New cyber world or total surveillance horror? Google Glass can be both.
The idiots have long been among us. Normal-seeming fellow human beings who suddenly speak to no one. They run through the streets babbling. "Is he?" one asks oneself, then looks, until the other turns his head and over his ear is a headset. Aha! The supposed idiot was just on the phone.
Soon, there will be more of these fellow human beings, and they will talk to their glasses. At some point in the next few months they will turn up — the first models for Google Glass. Their wearers will look as harmless as Sergey Brin on the subway recently. In a snapshot that a passenger posted on the Internet recently, the bearded multibillion-dollar co-founder of Google sits on a train in New York with a woolen hat on his head and a plastic bag in his hand. Apart from having no lenses and the frame being a little thicker on one side, his eyeglasses seem normal at first glance.
The high-tech optical aid is connected to the Internet and has a camera; it records pictures and sounds and reacts to voice commands. The most important part of Glass is the screen, a small transparent cube over the right eye and probably the reason why Brin is staring into the snapshot. Unlike many other people on the subways in New York or Berlin, he does not look down at the touch screen of a smartphone but looks straight ahead. Perhaps he is looking at an Excel spreadsheet on his screen. Maybe he is filming the unwitting photographer.
The possibility of undetected observation causes discomfort.
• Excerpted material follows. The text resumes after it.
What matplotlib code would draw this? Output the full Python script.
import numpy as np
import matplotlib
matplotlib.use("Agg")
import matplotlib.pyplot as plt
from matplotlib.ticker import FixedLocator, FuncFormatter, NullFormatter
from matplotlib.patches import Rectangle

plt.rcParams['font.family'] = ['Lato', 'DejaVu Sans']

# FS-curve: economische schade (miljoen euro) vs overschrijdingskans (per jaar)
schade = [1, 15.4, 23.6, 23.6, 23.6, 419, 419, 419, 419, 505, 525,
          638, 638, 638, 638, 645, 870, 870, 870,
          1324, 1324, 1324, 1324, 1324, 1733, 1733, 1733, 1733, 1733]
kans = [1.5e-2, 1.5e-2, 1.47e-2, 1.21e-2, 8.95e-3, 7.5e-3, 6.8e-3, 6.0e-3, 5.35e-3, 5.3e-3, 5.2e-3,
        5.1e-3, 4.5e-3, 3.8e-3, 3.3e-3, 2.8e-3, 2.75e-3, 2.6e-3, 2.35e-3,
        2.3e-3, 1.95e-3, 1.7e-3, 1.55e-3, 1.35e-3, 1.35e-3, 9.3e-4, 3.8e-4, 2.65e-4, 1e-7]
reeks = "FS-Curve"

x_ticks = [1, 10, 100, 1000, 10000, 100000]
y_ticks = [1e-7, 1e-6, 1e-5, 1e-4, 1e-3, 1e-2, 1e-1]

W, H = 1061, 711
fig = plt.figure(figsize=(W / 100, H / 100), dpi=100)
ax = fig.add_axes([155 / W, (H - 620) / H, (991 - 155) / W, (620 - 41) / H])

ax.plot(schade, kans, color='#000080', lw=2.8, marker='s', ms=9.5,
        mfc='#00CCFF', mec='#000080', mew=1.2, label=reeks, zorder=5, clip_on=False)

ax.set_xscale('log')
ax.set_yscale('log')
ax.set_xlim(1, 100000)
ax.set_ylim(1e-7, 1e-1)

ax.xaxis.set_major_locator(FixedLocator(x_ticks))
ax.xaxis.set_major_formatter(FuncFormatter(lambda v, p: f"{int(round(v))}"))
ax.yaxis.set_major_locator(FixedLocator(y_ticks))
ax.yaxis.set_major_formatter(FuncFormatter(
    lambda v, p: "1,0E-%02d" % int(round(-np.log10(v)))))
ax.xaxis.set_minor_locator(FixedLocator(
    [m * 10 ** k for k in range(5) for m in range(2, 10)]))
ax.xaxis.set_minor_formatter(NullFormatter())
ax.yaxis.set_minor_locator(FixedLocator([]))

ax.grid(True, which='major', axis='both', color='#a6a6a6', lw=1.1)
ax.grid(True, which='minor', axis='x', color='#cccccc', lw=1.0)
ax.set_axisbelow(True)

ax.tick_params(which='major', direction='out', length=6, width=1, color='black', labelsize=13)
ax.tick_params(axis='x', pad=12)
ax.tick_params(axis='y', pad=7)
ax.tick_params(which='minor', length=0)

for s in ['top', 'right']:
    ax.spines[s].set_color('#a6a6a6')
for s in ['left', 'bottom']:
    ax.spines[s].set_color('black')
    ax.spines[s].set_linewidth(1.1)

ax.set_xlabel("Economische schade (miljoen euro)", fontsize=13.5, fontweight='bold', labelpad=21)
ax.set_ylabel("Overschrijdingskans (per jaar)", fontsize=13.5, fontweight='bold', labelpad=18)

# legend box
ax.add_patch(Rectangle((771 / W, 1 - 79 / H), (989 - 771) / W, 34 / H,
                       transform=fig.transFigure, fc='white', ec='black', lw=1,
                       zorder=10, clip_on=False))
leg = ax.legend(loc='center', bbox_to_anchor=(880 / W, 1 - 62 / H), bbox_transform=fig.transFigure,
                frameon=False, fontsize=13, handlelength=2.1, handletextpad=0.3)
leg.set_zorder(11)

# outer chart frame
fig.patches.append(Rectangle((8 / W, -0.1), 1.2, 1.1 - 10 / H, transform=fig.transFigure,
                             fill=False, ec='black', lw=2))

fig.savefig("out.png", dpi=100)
A café in Seattle has already declared a Glass ban. A “Stop the Cyborgs” campaign has taken off in London. What seemed for a long time like just a hobby for Brin, who leads Google X, a department of tinkerers, has now become suitable for the masses. The first ordinary users were able to apply for a Glass model a few weeks ago for $1,500. However, analysts anticipate that Glass and similar products will soon be available for $400.
So, Soon We'll Be Surrounded By Fellow Men Filming Us?
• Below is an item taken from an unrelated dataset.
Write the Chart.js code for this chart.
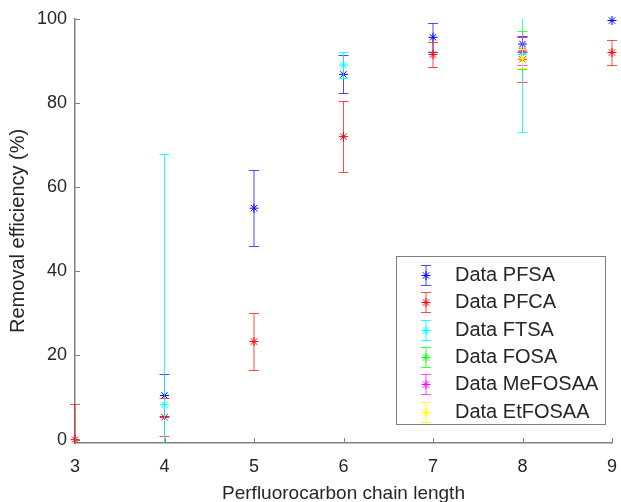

The areas of application actually appear to be virtually limitless. In Google's advertising videos, people wear them during hot air balloon rides, trapeze acrobatics or marriage proposals — activating videotaping with the command, "OK, Glass. Record a video." Videos and pictures can be posted directly to Facebook via an Internet connection or broadcast live. Glass can also navigate to the nearest bookstore using arrows, read an incoming email aloud or look up how Schalke played against Dortmund.
Designer Diane von Fürstenberg wore Google Glass to New York City's Fashion Week, tried them on on models and friends and produced an aesthetically pleasing short film of the fashion world from a first-person perspective (viewable on YouTube under "DVF through Glass"). There is hardly a professional group that Google Glass would not assist, including the police ("OK, Glass. Scan and verify vehicle owner."); doctors in the operating room ("OK, Glass. Show me the anatomy of the right chamber of the heart."); lawyers ("OK, Glass. Google paragraph 16 of tax law."); soccer referees ("OK, Glass. Rewind."); and not much imagination is required to predict its application in pornography.
Brin has announced that the use of the Internet should become more social and masculine, again thanks to Glass. After using Glass for a while, he realized how strange and “emasculating” it is when people are glued to touch screens with both their eyes and fingers. The notion of "masculine" may be worthy of discussion, but whoever thinks this is absurd should take a look at the Tumblr blog, “We Never Look Up," which features pictures of "digital autistics" bent over screens, oblivious to the world.
With Google Glass people will, in fact and once again, direct their gaze upon the world and their fellow human beings, but this is exactly what is causing their trepidation. Every glance of a fellow human being is potentially recordable, and there is no red light to warn if a recording is in progress with Glass. Observers warn that it is a police state come true. As Maik Söhler has already noted in the taz [Die Tageszeitung], privacy rights already ensure that not everyone can publish personal photos of just about anyone. But what about non-public photographs? Will etiquette soon demand removing the glasses before a confidential conversation?
The phenomenal series “Black Mirror” shows what could lie ahead. Like all of his friends, the main character of the third episode, the lawyer, Liam, wears an implant behind his ear with which he records everything. He mistrusts “organic memories” and searches through his picture archives until he finally finds proof of his wife’s infidelity.
As always, the truly horrific scenarios do not concern the private sphere. In the face of drones with high-resolution cameras and facial recognition software and data centers, through which all communication in the U.S. is monitored in real time, Google’s glasses are the lesser problem, writes Jon Evans on TechCrunch. At least citizens can monitor the state back through the glasses. But what law will regulate when the government is allowed access to the database of Glass users in order to secure evidence in case of a serious crime? In an episode of “Black Mirror,” travelers at the airport must play their experiences in fast forward for customs officials. "Everything in order. Have a good trip," says a uniformed guard once convinced that the civilian has behaved impeccably. Gaps in the memory of the video recording would certainly have caught his attention.